Ange Leccia est un artiste majeur, l’un des pionniers français de l’art vidéo. Depuis le début des années 1980, la lumière et l’image, combinées à l’humain, sont la matière première de son œuvre.
Pour le MAC VAL, il a imaginé une œuvre nouvelle, une création qui est un dispositif où s’envisagent les films de sa vie. Un « cœur » de quatre images bat au centre de l’espace, l’irriguant de couleur et de lumière, auquel deux autres images répondent. Cet environnement vidéo, cet « arrangement » qui est depuis l’origine sa pratique, met en dialogue les œuvres d’hier et celles d’aujourd’hui. Le dispositif crée des séquences, basées sur des rythmes différents dont la dynamique fait sens. Ainsi se répondent des visages et des paysages retenus par la caméra, des moments fabriqués, des instants saisis. Pour cette invitation du musée, Ange Leccia est revenu à l’essence de son œuvre : les portraits, les instants, l’adolescence, cet âge fondateur.
L’artiste en effet fait advenir les sujets : il filme des visages qui, pour devenir sujets, doivent être regardés, visités, interrogés. Il instaure un face-à-face singulier entre celui qui filme et le sujet filmé pour traquer ce qu’un visage laisse transparaître, au-delà de la surface, au-delà de l’être. Dans des dispositifs la plupart du temps d’une grande simplicité, loin de la superproduction afin d’être au plus proche du sujet, il enregistre la respiration, le battement des cils, une veine qui bat, des événements qui font l’être : des portraits justes, saisis, parfois volés en ce qu’ils saisissent l’être au-delà de sa conscience. Si la façon de filmer est toujours dans la simplicité, l’image devient ensuite une matière première que l’artiste manipule, interprète comme un musicien le fait d’une partition : il fabrique des effets en utilisant le ralenti, le sample, la répétition, la colorisation et la solarisation.

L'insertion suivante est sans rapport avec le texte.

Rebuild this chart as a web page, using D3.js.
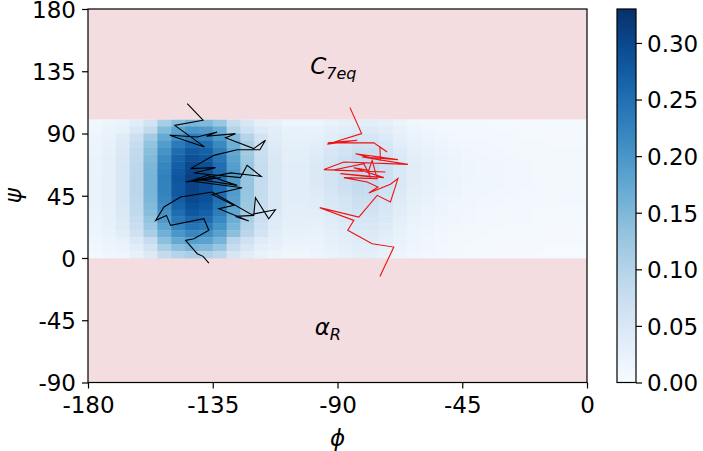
<!DOCTYPE html>
<html>
<head>
<meta charset="utf-8">
<title>phi/psi density with trajectories</title>
<script src="https://cdnjs.cloudflare.com/ajax/libs/d3/7.8.5/d3.min.js"></script>
<style>
  body { margin: 0; background: #fff; }
  svg text { font-family: "DejaVu Sans", sans-serif; fill: #000; }
</style>
</head>
<body>
<svg id="chart" width="703" height="451"></svg>
<script>

// ---- data ----
var xTicks = [-180, -135, -90, -45, 0];
var yTicks = [-90, -45, 0, 45, 90, 135, 180];
var cbTicks = [0, 0.05, 0.10, 0.15, 0.20, 0.25, 0.30];
var cbMax = 0.33;

// density bins: 5 deg in phi (-180..0) and 5 deg in psi (0..100); lower psi edge per row
var psiRows = [95, 90, 85, 80, 75, 70, 65, 60, 55, 50, 45, 40, 35, 30, 25, 20, 15, 10, 5, 0];
var density = [
  [.011,.016,.021,.037,.062,.113,.139,.153,.148,.128,.077,.052,.032,.025,.018,.018,.018,.024,.029,.034,.034,.028,.020,.014,.011,.009,.007,.006,.005,.005,.004,.004,.004,.003,.003,.003],
  [.014,.021,.027,.048,.081,.146,.181,.198,.192,.166,.100,.068,.042,.033,.023,.023,.023,.030,.036,.043,.043,.035,.025,.018,.014,.011,.009,.008,.007,.006,.006,.005,.005,.004,.004,.004],
  [.017,.024,.040,.070,.118,.171,.211,.232,.224,.194,.146,.099,.061,.038,.027,.027,.029,.037,.045,.053,.053,.043,.031,.022,.017,.014,.011,.009,.008,.007,.007,.006,.006,.005,.005,.005],
  [.019,.027,.044,.078,.132,.191,.236,.259,.251,.217,.163,.111,.068,.043,.031,.031,.034,.044,.053,.064,.063,.052,.037,.026,.021,.016,.013,.011,.010,.009,.008,.007,.007,.006,.006,.006],
  [.020,.029,.047,.084,.141,.205,.253,.278,.268,.232,.175,.118,.073,.046,.033,.033,.039,.051,.061,.073,.072,.060,.043,.030,.024,.019,.015,.013,.011,.010,.009,.009,.008,.007,.007,.007],
  [.021,.030,.049,.087,.147,.214,.264,.290,.280,.242,.182,.124,.076,.048,.034,.034,.043,.056,.068,.081,.080,.066,.047,.033,.026,.021,.017,.014,.012,.011,.010,.009,.008,.008,.008,.008],
  [.022,.031,.051,.090,.152,.221,.272,.299,.289,.250,.188,.127,.078,.049,.035,.035,.046,.060,.072,.086,.085,.070,.050,.035,.028,.022,.018,.015,.013,.012,.011,.010,.009,.008,.008,.008],
  [.022,.032,.052,.092,.155,.225,.278,.305,.295,.255,.192,.130,.080,.050,.036,.036,.046,.060,.072,.086,.085,.070,.050,.035,.028,.022,.018,.015,.013,.012,.011,.010,.009,.008,.008,.008],
  [.022,.032,.052,.092,.155,.227,.282,.310,.298,.256,.192,.130,.080,.050,.036,.036,.046,.060,.072,.086,.085,.070,.050,.035,.028,.022,.018,.015,.013,.012,.011,.010,.009,.008,.008,.008],
  [.022,.032,.052,.092,.155,.225,.278,.305,.295,.255,.192,.130,.080,.050,.036,.036,.044,.058,.069,.083,.082,.067,.048,.034,.027,.021,.017,.014,.012,.012,.011,.010,.009,.008,.008,.008],
  [.022,.032,.052,.092,.155,.225,.278,.305,.295,.255,.192,.130,.080,.050,.036,.036,.041,.054,.065,.077,.077,.063,.045,.032,.025,.020,.016,.014,.012,.011,.010,.009,.008,.007,.007,.007],
  [.022,.031,.051,.090,.152,.221,.272,.299,.289,.250,.188,.127,.078,.049,.035,.035,.039,.050,.060,.072,.071,.059,.042,.029,.024,.018,.015,.013,.011,.010,.009,.008,.008,.007,.007,.007],
  [.021,.030,.049,.087,.147,.214,.264,.290,.280,.242,.182,.124,.076,.048,.034,.034,.036,.047,.056,.067,.066,.055,.039,.027,.022,.017,.014,.012,.010,.009,.009,.008,.007,.006,.006,.006],
  [.020,.029,.047,.084,.141,.205,.253,.278,.268,.232,.175,.118,.073,.046,.033,.033,.033,.043,.052,.062,.061,.050,.036,.025,.020,.016,.013,.011,.009,.009,.008,.007,.006,.006,.006,.006],
  [.019,.028,.045,.079,.133,.194,.239,.262,.254,.219,.165,.112,.069,.043,.031,.031,.030,.039,.047,.056,.055,.046,.033,.023,.018,.014,.012,.010,.008,.008,.007,.007,.006,.005,.005,.005],
  [.018,.026,.042,.074,.124,.180,.222,.244,.236,.204,.154,.104,.064,.040,.029,.029,.027,.035,.042,.050,.049,.041,.029,.020,.016,.013,.010,.009,.008,.007,.006,.006,.005,.005,.005,.005],
  [.016,.023,.037,.066,.112,.162,.200,.220,.212,.184,.138,.094,.058,.036,.026,.026,.024,.031,.037,.045,.044,.036,.026,.018,.015,.011,.009,.008,.007,.006,.006,.005,.005,.004,.004,.004],
  [.014,.020,.026,.046,.077,.140,.172,.189,.183,.158,.095,.064,.040,.031,.022,.022,.022,.028,.034,.040,.040,.033,.024,.016,.013,.010,.008,.007,.006,.006,.005,.005,.004,.004,.004,.004],
  [.011,.016,.021,.037,.062,.113,.139,.153,.148,.128,.077,.052,.032,.025,.018,.018,.019,.025,.030,.036,.036,.029,.021,.015,.012,.009,.008,.006,.005,.005,.005,.004,.004,.003,.003,.003],
  [.008,.012,.015,.026,.045,.081,.100,.110,.106,.092,.055,.037,.023,.018,.013,.013,.017,.022,.026,.031,.031,.025,.018,.013,.010,.008,.006,.005,.005,.004,.004,.004,.003,.003,.003,.003]
];

// trajectory in C7eq basin (black), [phi, psi]
var trajBlack = [
  [-144.2,111.6],[-138.5,99.6],[-148.7,95.9],[-138.0,80.3],[-150.5,88.7],[-140.6,87.5],
  [-133.4,91.1],[-137.3,88.0],[-126.8,89.9],[-130.4,87.0],[-120.2,79.1],[-116.0,85.1],
  [-118.0,78.3],[-126.2,78.3],[-134.6,74.2],[-143.0,64.6],[-134.0,65.3],[-141.8,61.5],
  [-125.0,58.1],[-122.6,67.0],[-117.5,59.0],[-128.6,61.5],[-144.8,54.9],[-132.2,58.1],
  [-139.4,56.6],[-126.2,52.5],[-137.0,59.8],[-143.0,55.7],[-124.4,50.8],[-135.2,46.0],
  [-127.4,38.1],[-132.8,35.6],[-122.0,26.7],[-126.8,30.1],[-120.2,30.8],[-119.6,43.6],
  [-114.8,28.4],[-112.4,34.9],[-121.1,31.5],[-135.2,47.7],[-146.6,44.1],[-152.6,36.9],
  [-155.6,27.2],[-151.7,30.8],[-150.2,23.6],[-138.2,28.4],[-136.4,20.0],[-141.8,13.9],
  [-144.8,12.7],[-140.6,3.1],[-138.5,1.2],[-136.4,-3.7]
];

// second trajectory (red), [phi, psi]
var trajRed = [
  [-85.5,108.7],[-81.3,89.9],[-93.7,82.2],[-82.9,85.1],[-93.5,83.2],[-76.9,83.2],
  [-72.1,76.6],[-74.7,80.3],[-74.5,70.6],[-83.5,75.4],[-68.2,71.1],[-81.1,73.0],
  [-64.6,67.7],[-87.7,69.4],[-94.9,63.9],[-72.7,62.2],[-91.9,63.4],[-80.5,68.2],
  [-78.1,58.6],[-88.9,61.0],[-73.3,58.1],[-84.1,65.3],[-78.7,63.4],[-77.5,70.6],
  [-75.7,57.4],[-87.7,58.1],[-79.3,54.9],[-75.4,51.3],[-78.7,47.0],[-70.9,53.3],
  [-68.2,57.4],[-70.9,40.5],[-75.7,45.3],[-82.3,29.6],[-96.4,36.4],[-84.1,27.2],
  [-86.3,20.0],[-77.5,10.3],[-69.7,7.9],[-74.7,-13.3]
];

// ---- layout ----
var svg = d3.select("#chart");
var fontSize = 23;

var x = d3.scaleLinear().domain([-180, 0]).range([88, 587]);
var y = d3.scaleLinear().domain([-90, 180]).range([382.5, 9]);
var color = d3.scaleSequential(d3.interpolateBlues).domain([0, cbMax]);

var plot = svg.append("g");

// pink bands outside the sampled psi window
plot.append("rect")
  .attr("x", x(-180)).attr("y", y(180))
  .attr("width", x(0) - x(-180)).attr("height", y(100) - y(180))
  .attr("fill", "#f3dde0");
plot.append("rect")
  .attr("x", x(-180)).attr("y", y(0))
  .attr("width", x(0) - x(-180)).attr("height", y(-90) - y(0))
  .attr("fill", "#f3dde0");

// heatmap cells
var phiStarts = d3.range(-180, 0, 5);
var cells = [];
density.forEach(function(row, i) {
  row.forEach(function(v, j) {
    cells.push({phi: phiStarts[j], psi: psiRows[i], v: v});
  });
});
plot.append("g").selectAll("rect")
  .data(cells)
  .enter()
  .append("rect")
  .attr("x", function(d) { return x(d.phi); })
  .attr("y", function(d) { return y(d.psi + 5); })
  .attr("width", function(d) { return x(d.phi + 5) - x(d.phi) + 0.4; })
  .attr("height", function(d) { return y(d.psi) - y(d.psi + 5) + 0.4; })
  .attr("fill", function(d) { return color(d.v); });

// trajectories
var line = d3.line()
  .x(function(d) { return x(d[0]); })
  .y(function(d) { return y(d[1]); });

plot.append("path").datum(trajBlack)
  .attr("d", line)
  .attr("fill", "none").attr("stroke", "#000").attr("stroke-width", 1.1);
plot.append("path").datum(trajRed)
  .attr("d", line)
  .attr("fill", "none").attr("stroke", "#ee1111").attr("stroke-width", 1.1);

// region labels
var c7 = plot.append("text")
  .attr("x", x(-91.5)).attr("y", y(133))
  .attr("text-anchor", "middle")
  .style("font-size", fontSize + "px").style("font-style", "italic");
c7.append("tspan").text("C");
c7.append("tspan").attr("dy", 5).style("font-size", "16px").text("7eq");

var aR = plot.append("text")
  .attr("x", x(-93.5)).attr("y", y(-56))
  .attr("text-anchor", "middle")
  .style("font-size", fontSize + "px").style("font-style", "italic");
aR.append("tspan").text("\u03b1");
aR.append("tspan").attr("dy", 5).style("font-size", "16px").text("R");

// frame
plot.append("rect")
  .attr("x", x(-180)).attr("y", y(180))
  .attr("width", x(0) - x(-180)).attr("height", y(-90) - y(180))
  .attr("fill", "none").attr("stroke", "#000").attr("stroke-width", 1.2);

// axes
var fmt = function(d) { return String(d); };
var xAxis = svg.append("g")
  .attr("transform", "translate(0," + y(-90) + ")")
  .call(d3.axisBottom(x).tickValues(xTicks).tickFormat(fmt).tickSize(6).tickPadding(8));
var yAxis = svg.append("g")
  .attr("transform", "translate(" + x(-180) + ",0)")
  .call(d3.axisLeft(y).tickValues(yTicks).tickFormat(fmt).tickSize(6).tickPadding(6));
[xAxis, yAxis].forEach(function(a) {
  a.select(".domain").remove();
  a.selectAll("line").attr("stroke", "#000").attr("stroke-width", 1.2);
  a.selectAll("text").style("font-size", fontSize + "px").attr("font-family", null);
});
yAxis.selectAll("text").attr("dy", "0.36em");

svg.append("text")
  .attr("x", x(-90)).attr("y", 446)
  .attr("text-anchor", "middle")
  .style("font-size", fontSize + "px").style("font-style", "italic")
  .text("\u03d5");
svg.append("text")
  .attr("transform", "translate(21," + y(45) + ") rotate(-90)")
  .attr("text-anchor", "middle")
  .style("font-size", fontSize + "px").style("font-style", "italic")
  .text("\u03c8");

// colorbar
var cbX = 617, cbW = 19;
var cb = d3.scaleLinear().domain([0, cbMax]).range([382.5, 9]);
var grad = svg.append("defs").append("linearGradient")
  .attr("id", "cbgrad").attr("x1", 0).attr("y1", 1).attr("x2", 0).attr("y2", 0);
d3.range(0, 1.0001, 0.1).forEach(function(t) {
  grad.append("stop").attr("offset", t).attr("stop-color", d3.interpolateBlues(t));
});
svg.append("rect")
  .attr("x", cbX).attr("y", cb(cbMax))
  .attr("width", cbW).attr("height", cb(0) - cb(cbMax))
  .attr("fill", "url(#cbgrad)")
  .attr("stroke", "#000").attr("stroke-width", 1.2);
var cbAxis = svg.append("g")
  .attr("transform", "translate(" + (cbX + cbW) + ",0)")
  .call(d3.axisRight(cb).tickValues(cbTicks).tickFormat(d3.format(".2f")).tickSize(6).tickPadding(5));
cbAxis.select(".domain").remove();
cbAxis.selectAll("line").attr("stroke", "#000").attr("stroke-width", 1.2);
cbAxis.selectAll("text").style("font-size", fontSize + "px").attr("font-family", null).attr("dy", "0.36em");

</script>
</body>
</html>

La musique est un autre composant des œuvres d’Ange Leccia : plus qu’un ressort, elle induit un état, une relation particulière entre l’image et son regardeur. Il n’est jamais question de discours ni de mots chez lui, c’est un art sinon silencieux, du moins fait d’une langue d’autant plus universelle qu’elle combine image et musique. Le « film-exposition » créé pour le musée commence en 1981. Ange Leccia apparaît à l’image pour l’unique fois : il est à la Villa Médicis, à Rome, et ouvre la fenêtre. Il devient celui qu’il est depuis, l’artiste qui regarde et retient les instants fugitifs dans une œuvre hypnotique souvent jusqu’au vertige, le vertige de la conscience du temps, de l’état instable et éphémère du monde et des êtres. Le souffle de la vie qui irrigue cette installation se lit et se ressent comme dans un carnet intime. Revenant à l’essence de son œuvre, à son caractère profondément intime, Ange Leccia trace ici des voies inédites entre réel et fiction.